The stories about ordinary Japanese add an empathetic dimension to the sea of facts usually found in history books. Rather than solely focusing on the actions of leadership, describing the lives of those swept up in paradigm shifts improves our understanding of history and our place in it. Dower also presents the diversity of experiences to underscore social complexity. For instance, the response to the emperor’s speech ranged from sorrowful expressions to open cheering. Even the Japanese exaltation of an honorable death did not result in mass suicide. Dower confirms that several hundred officers did die by their own hand, but this number was lower than expected in light of that militarist custom.
The farmer’s wife’s experience also contextualizes the extent to which the Japanese imperial government went with its militaristic indoctrination. Because soldiers were taught that death was preferable to surrender, many military wives were terrified of losing their husbands—not in combat but from suicide during the surrender. Dower extends his analysis of Japanese indoctrination from this period when he quotes the Imperial Rescript of Education; Japanese children repeated it at school on a daily basis and, therefore, had it memorized by heart: “Should any emergency arise, offer yourselves courageously to the State” (33). Therefore, subordination of oneself to the state—embodied by the emperor—is one of the running themes during the 1931-1945 war. The Japanese were not just citizens but also Hirohito’s subjects.
Emperor Hirohito is important to Dower’s analysis as a symbol of both the Japanese surrender and the country’s transformation in the postwar period. During Japan’s violent expansion, Emperor Hirohito framed the invasion of Manchuria and, later, the war against the US and its European Allies, as one that would create a stable Asia through something akin to a holy war. Framing surrender thus required locating a different ideology and different language. Furthermore, Hirohito relied on the use of veiled language for propagandistic purposes. He exploitatively reframed Japan’s defeat to promote himself as “the symbol of the nation’s suffering” (36). Dower analyzes language and communication throughout this entire book to compare the war-era and postwar Japanese society.
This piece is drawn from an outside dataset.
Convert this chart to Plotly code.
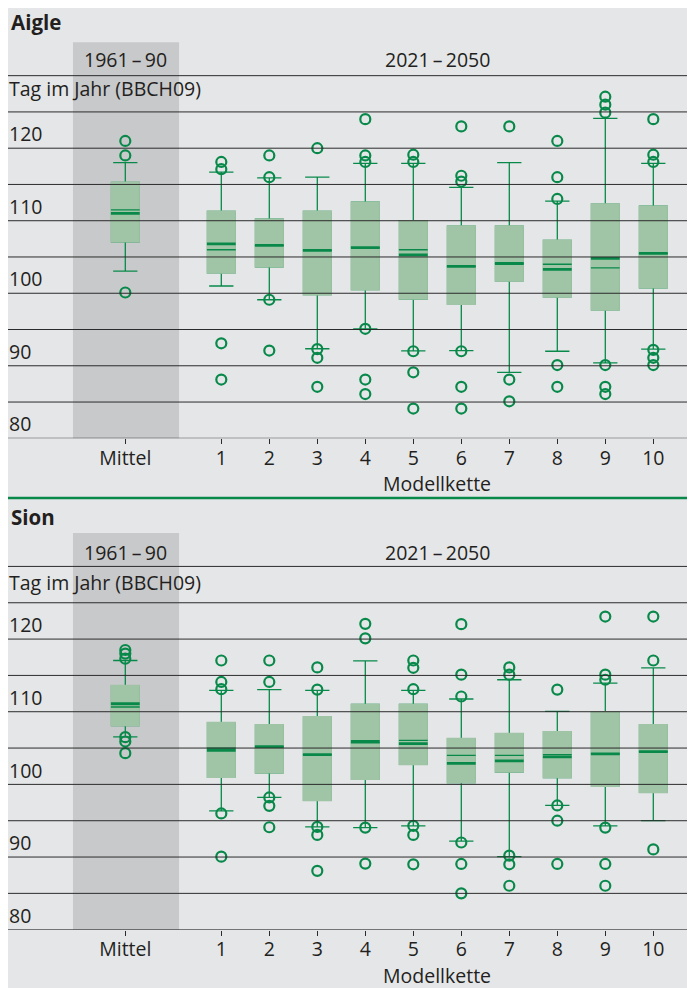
import plotly.graph_objects as go

# ---------------- data ----------------
positions = [-1, 1, 2, 3, 4, 5, 6, 7, 8, 9, 10]
tick_text = ["Mittel", "1", "2", "3", "4", "5", "6", "7", "8", "9", "10"]
y_ticks = [80, 90, 100, 110, 120]
grid_values = [80, 85, 90, 95, 100, 105, 110, 115, 120, 125, 130]

# Aigle
aigle_q1 = [107.1, 102.8, 103.65, 99.8, 100.5, 99.2, 98.5, 101.7, 99.5, 97.7, 100.75]
aigle_median = [111.0, 106.8, 106.6, 105.9, 106.3, 105.3, 103.7, 104.1, 103.3, 104.8, 105.5]
aigle_mean = [111.5, 106.0, 106.6, 105.9, 106.3, 106.0, 103.7, 104.1, 104.0, 103.5, 105.5]
aigle_q3 = [115.3, 111.3, 110.2, 111.3, 112.55, 110.0, 109.25, 109.25, 107.3, 112.3, 112.0]
aigle_low = [103.05, 101.0, 99.1, 92.35, 95.1, 92.05, 92.1, 89.1, 92.0, 90.4, 92.3]
aigle_high = [118.0, 116.7, 115.9, 116.0, 117.9, 117.9, 114.6, 118.0, 112.7, 124.1, 117.9]
aigle_outliers = [
    [121.0, 119.0, 100.1],
    [118.1, 117.1, 93.1, 88.1],
    [119.0, 116.0, 99.1, 92.1],
    [120.0, 92.3, 91.1, 87.1],
    [124.0, 119.0, 118.1, 95.1, 88.1, 86.1],
    [119.1, 118.1, 92.0, 89.1, 84.1],
    [123.0, 116.2, 115.4, 92.0, 87.1, 84.1],
    [123.0, 88.1, 85.1],
    [121.0, 116.0, 113.0, 90.1, 87.1],
    [127.1, 126.0, 124.9, 90.1, 87.1, 86.1],
    [124.0, 119.1, 118.1, 92.2, 91.1, 90.1],
]

# Sion
sion_q1 = [108.1, 101.0, 101.6, 97.8, 100.7, 102.75, 100.25, 101.7, 100.95, 99.75, 98.9]
sion_median = [111.1, 104.7, 105.2, 104.1, 105.9, 105.6, 102.9, 103.25, 103.8, 104.2, 104.5]
sion_mean = [110.65, 105.0, 105.2, 104.1, 105.7, 106.05, 104.0, 104.0, 104.1, 104.2, 104.5]
sion_q3 = [113.6, 108.5, 108.2, 109.3, 111.0, 111.0, 106.3, 107.0, 107.25, 110.0, 108.2]
sion_low = [106.55, 96.35, 98.2, 94.15, 94.05, 94.3, 92.2, 90.05, 97.1, 94.3, 95.0]
sion_high = [117.05, 112.95, 113.05, 112.95, 117.0, 112.95, 111.75, 114.4, 110.05, 113.95, 116.05]
sion_outliers = [
    [118.5, 118.0, 117.3, 106.5, 105.9, 104.3],
    [117.05, 114.1, 113.1, 96.0, 90.05],
    [117.05, 114.1, 98.2, 97.05, 94.1],
    [116.1, 113.05, 94.15, 93.05, 88.1],
    [122.1, 120.1, 94.05, 89.1],
    [117.05, 116.05, 113.1, 94.3, 93.05, 89.0],
    [122.05, 115.1, 112.1, 92.0, 89.05, 85.0],
    [116.1, 115.1, 90.2, 89.0, 86.05],
    [113.05, 97.1, 95.0, 89.05],
    [123.1, 115.1, 114.4, 94.05, 89.05, 86.05],
    [123.1, 117.05, 91.05],
]

stations = [
    ("Aigle", aigle_q1, aigle_median, aigle_mean, aigle_q3, aigle_low, aigle_high, aigle_outliers),
    ("Sion", sion_q1, sion_median, sion_mean, sion_q3, sion_low, sion_high, sion_outliers),
]

# ---------------- style ----------------
W, H = 695, 988
OFF = 8  # page body margin
GREEN = "#08894a"
BOX_FILL = "#a0c4a6"
BG = "#e5e6e8"
SHADE = "#c8c9cb"
GRID = "#2b2b2b"
TEXT = "#231f20"
FONT = "Open Sans"


def px(x):
    # page pixel -> paper x
    return (x - OFF) / W


def py(y):
    # page pixel -> paper y
    return 1 - (y - OFF) / H


# panel geometry in page pixels
panels = [
    dict(top=42.3, bottom=438.3, title=22, header=60, label=88.5, xtitle=483),
    dict(top=533.0, bottom=929.7, title=517, header=552, label=582, xtitle=975),
]

fig = go.Figure()
shapes = []
annotations = []

# separator line between the two panels
shapes.append(dict(type="line", xref="paper", yref="paper", x0=0, x1=1, y0=py(498), y1=py(498),
                   line=dict(color=GREEN, width=2.5), layer="above"))

for i, (name, q1, med, mean, q3, low, high, outl) in enumerate(stations):
    xa = "x" if i == 0 else "x2"
    ya = "y" if i == 0 else "y2"
    common = dict(xaxis=xa, yaxis=ya, hoverinfo="skip", showlegend=False, boxpoints=False)

    # whiskers (dark)
    fig.add_trace(go.Box(x=positions, q1=q1, median=med, q3=q3, lowerfence=low, upperfence=high,
                         width=0.575, whiskerwidth=0.88, fillcolor=BOX_FILL,
                         line=dict(color=GREEN, width=1.3), **common))
    # box body cover (hides dark outline)
    fig.add_trace(go.Box(x=positions, q1=q1, median=med, q3=q3, lowerfence=q1, upperfence=q3,
                         width=0.575, whiskerwidth=0, fillcolor=BOX_FILL,
                         line=dict(color=BOX_FILL, width=1.6), **common))
    # mean line (thin)
    fig.add_trace(go.Box(x=positions, q1=mean, median=mean, q3=mean, lowerfence=mean, upperfence=mean,
                         width=0.6, whiskerwidth=0, fillcolor="rgba(0,0,0,0)",
                         line=dict(color=GREEN, width=1.3), **common))
    # median line (thick)
    fig.add_trace(go.Box(x=positions, q1=med, median=med, q3=med, lowerfence=med, upperfence=med,
                         width=0.6, whiskerwidth=0, fillcolor="rgba(0,0,0,0)",
                         line=dict(color=GREEN, width=2.8), **common))
    # outliers
    ox, oy = [], []
    for p, vals in zip(positions, outl):
        for v in vals:
            ox.append(p)
            oy.append(v)
    fig.add_trace(go.Scatter(x=ox, y=oy, mode="markers", xaxis=xa, yaxis=ya, hoverinfo="skip",
                             showlegend=False, cliponaxis=False,
                             marker=dict(symbol="circle-open", size=10, color=GREEN,
                                         line=dict(width=2.2, color=GREEN))))

    xref_dom = "x domain" if i == 0 else "x2 domain"
    yref_dom = "y domain" if i == 0 else "y2 domain"
    # shaded reference period
    shapes.append(dict(type="rect", xref=xa, yref=yref_dom, x0=-2.09, x1=0.12, y0=0, y1=1,
                       fillcolor=SHADE, line=dict(width=0), layer="below"))
    # grid lines above boxes
    for g in grid_values:
        shapes.append(dict(type="line", xref=xref_dom, yref=ya, x0=0, x1=1, y0=g, y1=g,
                           line=dict(color=GRID, width=1), layer="above"))

    p = panels[i]
    f = dict(size=19.5, color=TEXT, family=FONT)
    annotations += [
        dict(text="<b>" + name + "</b>", xref="paper", yref="paper", x=px(9), y=py(p["title"]),
             xanchor="left", yanchor="middle", showarrow=False,
             font=dict(size=20.5, color=TEXT, family=FONT)),
        dict(text="1961\u2009–\u200990", xref=xa, yref="paper", x=-1, y=py(p["header"]),
             xanchor="center", yanchor="middle", showarrow=False, font=f),
        dict(text="2021\u2009–\u20092050", xref=xa, yref="paper", x=5.5, y=py(p["header"]),
             xanchor="center", yanchor="middle", showarrow=False, font=f),
        dict(text="Tag im Jahr (BBCH09)", xref="paper", yref="paper", x=px(7), y=py(p["label"]),
             xanchor="left", yanchor="middle", showarrow=False, font=f),
        dict(text="Modellkette", xref=xa, yref="paper", x=5.5, y=py(p["xtitle"]),
             xanchor="center", yanchor="middle", showarrow=False, font=f),
    ]

# x mapping: page_x = 221.3 + (pos - 1) * 48
xrange = [1 + (OFF - 221.3) / 48, 1 + (OFF + W - 221.3) / 48]
xaxis_common = dict(range=xrange, domain=[0, 1], tickmode="array", tickvals=positions, ticktext=tick_text,
                    ticks="outside", ticklen=5, tickwidth=1, tickcolor=GRID, showgrid=False, zeroline=False,
                    showline=False, fixedrange=True, automargin=False, ticklabelstandoff=-3,
                    tickfont=dict(size=19.5, color=TEXT, family=FONT))
yaxis_common = dict(range=[80, 134.6], tickmode="array", tickvals=y_ticks, ticktext=[str(v) for v in y_ticks],
                    ticklabelposition="inside top", ticks="", showgrid=False, zeroline=False, showline=False,
                    fixedrange=True, automargin=False, ticklabelstandoff=-2,
                    tickfont=dict(size=19.5, color=TEXT, family=FONT))

fig.update_layout(
    width=W, height=H,
    margin=dict(l=0, r=0, t=0, b=0),
    paper_bgcolor=BG, plot_bgcolor=BG,
    boxmode="overlay",
    showlegend=False,
    xaxis=dict(anchor="y", **xaxis_common),
    yaxis=dict(anchor="x", domain=[py(panels[0]["bottom"]), py(panels[0]["top"])], **yaxis_common),
    xaxis2=dict(anchor="y2", **xaxis_common),
    yaxis2=dict(anchor="x2", domain=[py(panels[1]["bottom"]), py(panels[1]["top"])], **yaxis_common),
    shapes=shapes,
    annotations=annotations,
)

fig.write_html("out.html")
At times, Dower surpasses historical writing and ventures into the realm of evocative symbolism. He parallels the physical appearance of the diplomat Shigemitsu Mamoru with the state of Japan. This comparison almost functions as the literary device of metonymy, in which a part is used to represent the whole:
Shigemitsu had lost a leg in 1932 in a bomb attack by a Korean protesting Japan’s colonization of his country, and his awkward gait on the rolling deck of the American battleship conveyed an uncanny impression of a crippled and vulnerable Japan (40).
Dower’s writing is sprinkled with many other comparisons adding to the rich quality of his writing. For instance, he parallels the “bonfires of documents” burnt by the Japanese government officials’ attempt to downplay their actions during the war to “napalm’s hellfires” (39).
This chapter does not specifically address the nuclear attacks (ordered by President Truman) on the Japanese cities of Hiroshima and Nagasaki in August 1945. On the one hand, the author establishes that much of Japan—especially its urban, residential areas—was bombed indiscriminately, as was the case with the firebombing of Tokyo. The attacks on Hiroshima and Nagasaki thus fit into the broader pattern of Allied methods of warfare. Indeed, Americans were shocked by the extent of the destruction and suffering in Japan. Notwithstanding, these bombings truly marked the start of the nuclear age as a demonstration of American military power—and, by this point of the war, Japan was clearly defeated regardless of formally announced surrender. In addition to American victories in this military theater, the USSR had also joined the Allied effort in the Far East. Therefore, ordering a nuclear bombing was unnecessary for Truman’s policy of “unconditional surrender” (40)—a policy in which the surrendering party receives no guarantees of clemency. The use of nuclear weapons can therefore be interpreted as punitive, and it exacerbated the humanitarian disaster in Japan, which the author addressed.
The figures of Emperor Hirohito and General MacArthur both dramatize running themes throughout this text. Their respective personalities and political (and symbolic) status helped shape postwar Japan. While Japan’s two main religions—its ancient nature religion, Shinto, and Buddhism—do not have a God in the Christian sense, Japanese emperors were believed to have a direct link to their ancestors, and the two script characters forming the Japanese word for “emperor,” tennō, literally mean “heavenly sovereign.” Therefore, Hirohito did not have the divine right of kings in the Western sense but remained a revered figure and symbol in the postwar period. For this reason, Dower emphasizes the ordinary Japanese not just as citizens of Japan but as Hirohito’s subjects.
Hirohito’s transformation from a militarist ruler to a symbol of peace and democracy plays an important role later in Embracing Defeat. The transformation was an American-led initiative spearheaded by none other than General MacArthur. MacArthur’s personality and communication skills directly contrast with Hirohito; Hirohito used veiled language, whereas MacArthur was straightforward. The emperor was socially awkward, whereas the SCAP was self-assured bordering on arrogance. Yet these two very different men—an older conqueror and a younger conquered—became unlikely associates during the American occupation period in order to stabilize Japan. Moreover, each of them had considerable political power—one as a symbol of Japan, and the other as the leader of the occupation force.